About Aberdeen International Inc.:
Aberdeen is a publicly traded global investment and merchant banking company focused on small cap companies in the resource sector. Aberdeen will seek to acquire significant equity participation in pre-IPO and/or early stage public resource companies with undeveloped or undervalued high-quality resources. Aberdeen will focus on companies that: (i) are in need of managerial, technical and financial resources to realize their full potential; (ii) are undervalued in foreign capital markets; and/or (iii) operate in jurisdictions with moderate local political risk. Aberdeen will seek to provide value-added managerial and board advisory services to companies.
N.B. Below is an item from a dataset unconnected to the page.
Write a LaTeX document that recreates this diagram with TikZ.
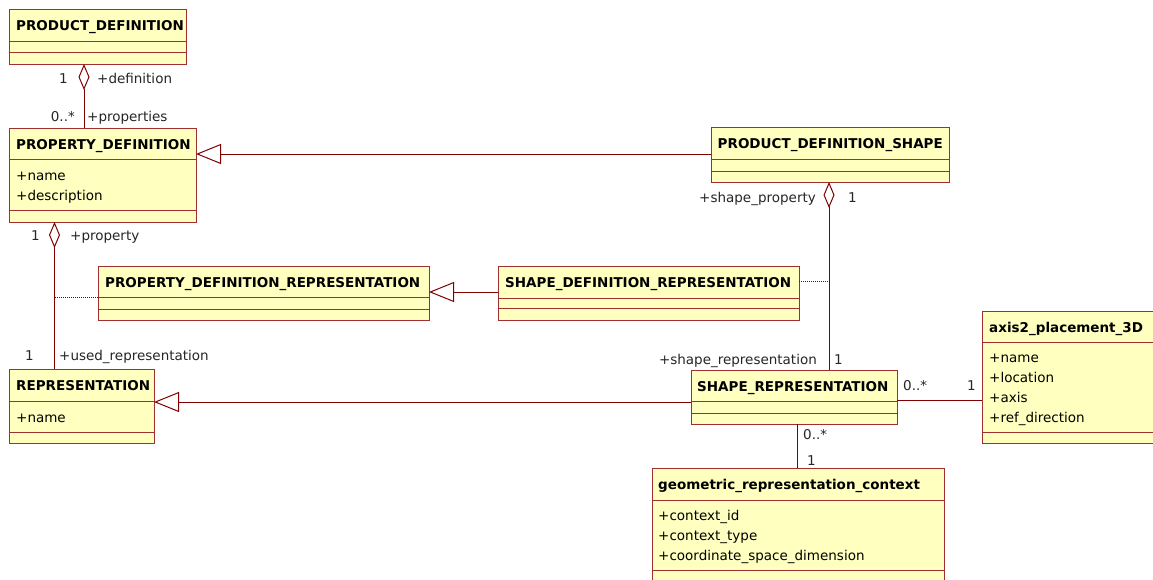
\documentclass[tikz,border=0pt]{standalone}
\usepackage{fontspec}
\setmainfont{DejaVu Sans}
\usetikzlibrary{arrows.meta,calc}
\definecolor{boxfill}{RGB}{255,255,192}
\definecolor{boxline}{RGB}{160,48,48}
\definecolor{conn}{RGB}{128,0,0}
\newcommand\umlsep[2]{\draw[sepl] ($(#1.north west)+(0,#2)$) -- ($(#1.north east)+(0,#2)$);}
\begin{document}
\begin{tikzpicture}[x=1pt,y=-1pt,
 cls/.style={draw=boxline,fill=boxfill,line width=1pt,rectangle,inner sep=0pt,outer sep=0pt,anchor=north west},
 ttl/.style={font=\fontsize{13.5}{16}\selectfont\bfseries,anchor=base west,inner sep=0pt},
 attr/.style={font=\fontsize{13.5}{16}\selectfont,anchor=base west,inner sep=0pt},
 lbl/.style={font=\fontsize{13.5}{16}\selectfont,inner sep=0pt,text=black!85},
 sepl/.style={draw=boxline,line width=1pt},
 conline/.style={draw=conn,line width=1pt},
 agg/.style={conline,{Diamond[open,length=26pt,width=11pt]}-},
 gen/.style={conline,-{Triangle[open,length=25pt,width=20pt]}},
 dotl/.style={draw=conn,line width=1pt,dash pattern=on 1pt off 1pt}
]
\fill[white] (0,0) rectangle (1153,579);
\clip (0,0) rectangle (1153,579);

% classes
\node[cls,minimum width=177pt,minimum height=55pt] (pd) at (9,9) {};
\umlsep{pd}{32}\umlsep{pd}{43}
\node[ttl] (pdt) at ($(pd.north west)+(7,21)$) {PRODUCT\_DEFINITION};

\node[cls,minimum width=187pt,minimum height=94pt] (propdef) at (9,128) {};
\umlsep{propdef}{31}\umlsep{propdef}{82}
\node[ttl] (propdeft) at ($(propdef.north west)+(7,21)$) {PROPERTY\_DEFINITION};
\node[attr] (propdefa1) at ($(propdef.north west)+(7,52)$) {+name};
\node[attr] (propdefa2) at ($(propdef.north west)+(7,72)$) {+description};

\node[cls,minimum width=238pt,minimum height=55pt] (pds) at (711,127) {};
\umlsep{pds}{32}\umlsep{pds}{44}
\node[ttl] (pdst) at ($(pds.north west)+(6.5,21)$) {PRODUCT\_DEFINITION\_SHAPE};

\node[cls,minimum width=301pt,minimum height=54pt] (sdr) at (498,266) {};
\umlsep{sdr}{32}\umlsep{sdr}{42}
\node[ttl] (sdrt) at ($(sdr.north west)+(7,21)$) {SHAPE\_DEFINITION\_REPRESENTATION};

\node[cls,minimum width=331pt,minimum height=54pt] (pdr) at (98,266) {};
\umlsep{pdr}{31}\umlsep{pdr}{43}
\node[ttl] (pdrt) at ($(pdr.north west)+(7,21)$) {PROPERTY\_DEFINITION\_REPRESENTATION};

\node[cls,minimum width=145pt,minimum height=74pt] (rep) at (9,369) {};
\umlsep{rep}{32}\umlsep{rep}{63}
\node[ttl] (rept) at ($(rep.north west)+(7,21)$) {REPRESENTATION};
\node[attr] (repa1) at ($(rep.north west)+(7,53)$) {+name};

\node[cls,minimum width=206pt,minimum height=54pt] (sr) at (691,370) {};
\umlsep{sr}{31}\umlsep{sr}{43}
\node[ttl] (srt) at ($(sr.north west)+(6,21)$) {SHAPE\_REPRESENTATION};

\node[cls,minimum width=190pt,minimum height=132pt] (ax) at (982,311) {};
\umlsep{ax}{31}\umlsep{ax}{121}
\node[ttl] (axt) at ($(ax.north west)+(7,21)$) {axis2\_placement\_3D};
\node[attr] (axa1) at ($(ax.north west)+(7,51)$) {+name};
\node[attr] (axa2) at ($(ax.north west)+(7,71)$) {+location};
\node[attr] (axa3) at ($(ax.north west)+(7,91)$) {+axis};
\node[attr] (axa4) at ($(ax.north west)+(7,111)$) {+ref\_direction};

\node[cls,minimum width=292pt,minimum height=122pt] (grc) at (652,468) {};
\umlsep{grc}{32}\umlsep{grc}{102}
\node[ttl] (grct) at ($(grc.north west)+(6,21)$) {geometric\_representation\_context};
\node[attr] (grca1) at ($(grc.north west)+(6,52)$) {+context\_id};
\node[attr] (grca2) at ($(grc.north west)+(6,72)$) {+context\_type};
\node[attr] (grca3) at ($(grc.north west)+(6,92)$) {+coordinate\_space\_dimension};

% connectors
\draw[agg] ($(pd.south west)+(75,0)$) -- ($(propdef.north west)+(75,0)$);
\draw[gen] ($(pds.north west)+(0,27)$) -- ($(propdef.north east)+(0,26)$);
\draw[agg] ($(pds.south west)+(118,0)$) -- ($(sr.north west)+(138,0)$);
\draw[gen] ($(sdr.north west)+(0,26)$) -- ($(pdr.north east)+(0,26)$);
\draw[dotl] ($(sdr.north east)+(0,15)$) -- ($(sdr.north east)+(30,15)$);
\draw[agg] ($(propdef.south west)+(45.5,0)$) -- ($(rep.north west)+(45.5,0)$);
\draw[dotl] ($(pdr.north west)+(0,31)$) -- ($(pdr.north west)+(-44.5,31)$);
\draw[gen] ($(sr.north west)+(0,32)$) -- ($(rep.north east)+(0,33)$);
\draw[conline] ($(sr.north east)+(0,30)$) -- ($(ax.north west)+(0,89)$);
\draw[conline] ($(sr.south west)+(106.5,0)$) -- ($(grc.north west)+(145.5,0)$);

% labels
\node[lbl,anchor=base east] (l1) at (68,83) {1};
\node[lbl,anchor=base west] (l2) at (97,83) {+definition};
\node[lbl,anchor=base east] (l3) at (75,121) {0..*};
\node[lbl,anchor=base west] (l4) at (87,121) {+properties};
\node[lbl,anchor=base east] (l5) at (40,240) {1};
\node[lbl,anchor=base west] (l6) at (70,240) {+property};
\node[lbl,anchor=base east] (l7) at (34,360) {1};
\node[lbl,anchor=base west] (l8) at (59,360) {+used\_representation};
\node[lbl,anchor=base east] (l9) at (816,202) {+shape\_property};
\node[lbl,anchor=base west] (l10) at (848,202) {1};
\node[lbl,anchor=base east] (l11) at (817,364) {+shape\_representation};
\node[lbl,anchor=base west] (l12) at (834,364) {1};
\node[lbl,anchor=base west] (l13) at (903,390) {0..*};
\node[lbl,anchor=base east] (l14) at (976,390) {1};
\node[lbl,anchor=base west] (l15) at (803,439) {0..*};
\node[lbl,anchor=base west] (l16) at (807,465) {1};
\end{tikzpicture}
\end{document}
The Corporation's intention will be to optimize the return on its investment over an 18 to 24 month investment time frame.
For additional information, please visit our website at www.aberdeeninternational.ca and follow us on Twitter: AberdeenAAB.
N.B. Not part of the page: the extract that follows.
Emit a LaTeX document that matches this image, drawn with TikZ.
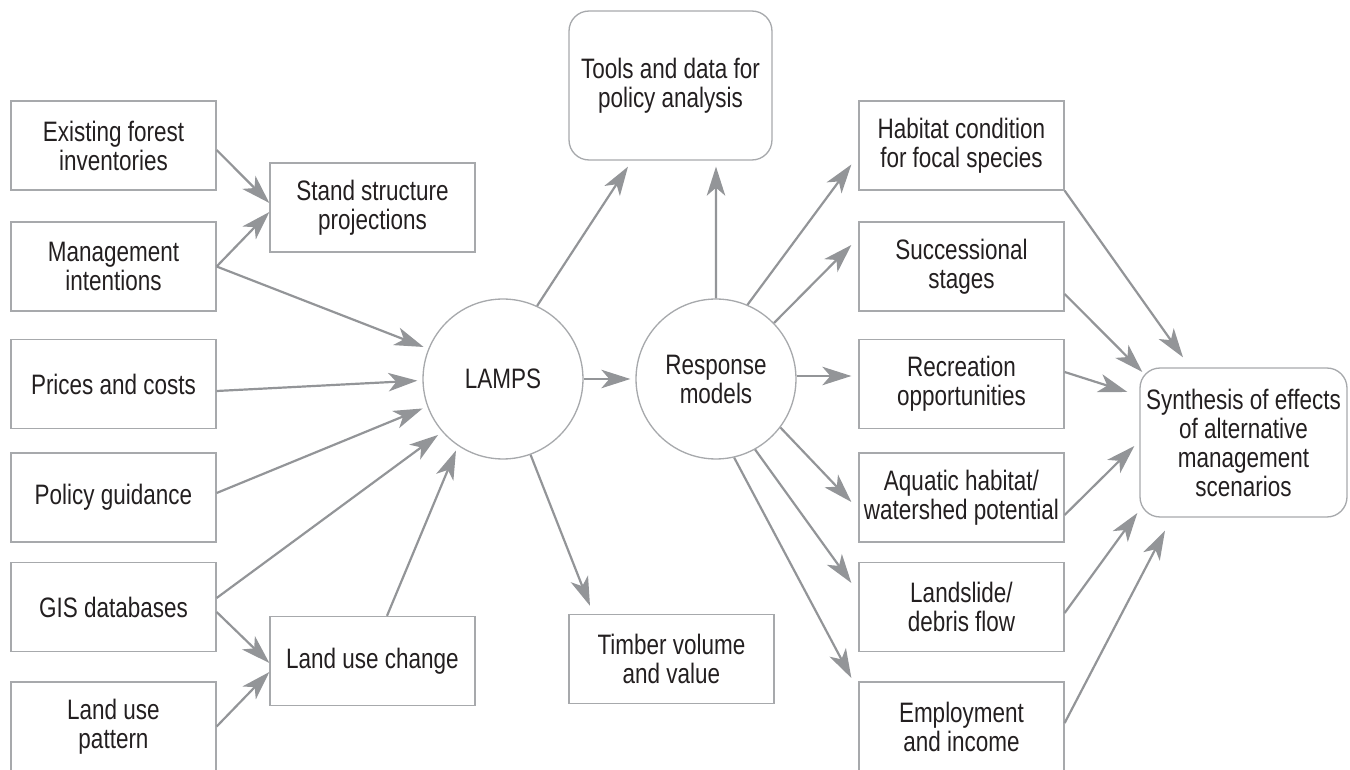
\documentclass[tikz,border=0pt]{standalone}
\usepackage{fontspec}
\setmainfont[FakeStretch=0.8]{Liberation Sans}
\usetikzlibrary{arrows.meta}
\definecolor{linegray}{HTML}{939598}
\definecolor{framegray}{HTML}{A7A9AC}
\definecolor{ink}{HTML}{231F20}

\begin{document}
\begin{tikzpicture}[x=0.02cm, y=-0.02cm,
    every node/.style={font=\fontsize{16}{16.5}\selectfont, text=ink, align=center},
    box/.style={draw=framegray, line width=0.75pt, minimum width=4.1cm, minimum height=1.78cm, inner sep=0pt},
    roundbox/.style={box, rounded corners=0.4cm, minimum height=2.98cm},
    hub/.style={circle, draw=framegray, line width=0.75pt, minimum size=3.2cm, inner sep=0pt},
    link/.style={draw=linegray, line width=1.25pt, -{Stealth[length=16.5pt, width=10.5pt, inset=4.5pt]}},
    tohub/.style={link, shorten >=0.1cm}]

    \useasboundingbox (0,0) rectangle (1350,770);

    % Inputs
    \node[box] (forest) at (113.5,145.5) {Existing forest\\inventories};
    \node[box] (intent) at (113.5,266.5) {Management\\intentions};
    \node[box] (prices) at (113.5,384) {Prices and costs};
    \node[box] (policy) at (113.5,497.5) {Policy guidance};
    \node[box] (gis) at (113.5,607) {GIS databases};
    \node[box] (pattern) at (113.5,726.5) {Land use\\pattern};

    \node[box] (stand) at (372.5,207.5) {Stand structure\\projections};
    \node[box] (landuse) at (372.5,661) {Land use change};

    % Models
    \node[hub] (lamps) at (503,379) {LAMPS};
    \node[hub] (response) at (716,379) {Response\\models};
    \node[roundbox, minimum width=4.06cm] (tools) at (670.5,85.5) {Tools and data for\\policy analysis};
    \node[box] (timber) at (671.5,659) {Timber volume\\and value};

    % Outputs
    \node[box] (habitat) at (961.5,145.5) {Habitat condition\\for focal species};
    \node[box] (succession) at (961.5,266.5) {Successional\\stages};
    \node[box] (recreation) at (961.5,384) {Recreation\\opportunities};
    \node[box] (aquatic) at (961.5,497.5) {Aquatic habitat/\\watershed potential};
    \node[box] (landslide) at (961.5,607) {Landslide/\\debris flow};
    \node[box] (employment) at (961.5,726.5) {Employment\\and income};
    \node[roundbox, minimum width=4.14cm] (synthesis) at (1243.5,442.5) {Synthesis of effects\\of alternative\\management\\scenarios};

    % Arrows into LAMPS
    \draw[link] ([shift={(0,4.5)}]forest.east) -- ([shift={(0,-4.5)}]stand.west);
    \draw[link] (intent.east) -- ([shift={(0,4.5)}]stand.west);
    \draw[tohub] (intent.east) -- (lamps.158);
    \draw[tohub] ([shift={(0,7)}]prices.east) -- (lamps.181);
    \draw[tohub] ([shift={(0,-4.5)}]policy.east) -- (lamps.200);
    \draw[tohub] ([shift={(0,-9)}]gis.east) -- (lamps.221);
    \draw[link] ([shift={(0,5)}]gis.east) -- ([shift={(0,2)}]landuse.west);
    \draw[link] (pattern.east) -- ([shift={(0,11)}]landuse.west);
    \draw[tohub] ([shift={(14.5,0)}]landuse.north) -- (lamps.236);

    % Between the models
    \draw[tohub] (lamps.east) -- (response.west);
    \draw[link] (lamps.65) -- ([shift={(-42.5,6)}]tools.south);
    \draw[link] (response.north) -- ([shift={(45.5,6)}]tools.south);
    \draw[link] (lamps.-70) -- ([shift={(-81.5,-8)}]timber.north);

    % Response models to effects
    \draw[link] (response.67) -- ([shift={(-7,19)}]habitat.west);
    \draw[link] (response.44) -- ([shift={(-7,-21.5)}]succession.west);
    \draw[link] ([shift={(0,-3)}]response.east) -- ([shift={(-7,-8)}]recreation.west);
    \draw[link] (response.-37) -- ([shift={(-7,4.5)}]aquatic.west);
    \draw[link] (response.-61) -- ([shift={(-7,-24)}]landslide.west);
    \draw[link] (response.-77) -- ([shift={(-7,-48.5)}]employment.west);

    % Effects to synthesis
    \draw[link] (habitat.south east) -- ([shift={(-60.5,-10)}]synthesis.north);
    \draw[link] ([shift={(0,27.5)}]succession.east) -- ([shift={(3,-70.5)}]synthesis.west);
    \draw[link] ([shift={(0,-12)}]recreation.east) -- ([shift={(-12,-50.5)}]synthesis.west);
    \draw[link] ([shift={(0,17.5)}]aquatic.east) -- ([shift={(-5,3.5)}]synthesis.west);
    \draw[link] ([shift={(0,6)}]landslide.east) -- ([shift={(-2,70.5)}]synthesis.west);
    \draw[link] ([shift={(0,-3.5)}]employment.east) -- ([shift={(-78.5,13)}]synthesis.south);

\end{tikzpicture}
\end{document}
Except for statements of historical fact contained herein, the information in this press release constitutes "forward-looking information" within the meaning of Canadian securities law. Such forward-looking information may be identified by words such as "plans", "proposes", "estimates", "intends", "expects", "believes", "may", "will" and include without limitation, statements regarding the impact of the sale of the royalty; the anticipated timing associated with the closing of the transactions contemplated above; past success as an indicator of future success; net asset value of the Company; the potential of investee companies and the appreciation of their share price; the future intentions of the Company with regard to its shareholdings; the Company's plan of business operations; the proposed dividend policy; and anticipated returns. There can be no assurance that such statements will prove to be accurate; actual results and future events could differ materially from such statements. Factors that could cause actual results to differ materially include, among others, metal prices, competition, financing risks, acquisition risks, risks inherent in the mining industry, and regulatory risks. Most of these factors are outside the control of the Company. Investors are cautioned not to put undue reliance on forward-looking information. Except as otherwise required by applicable securities statutes or regulation, the Company expressly disclaims any intent or obligation to update publicly forward-looking information, whether as a result of new information, future events or otherwise.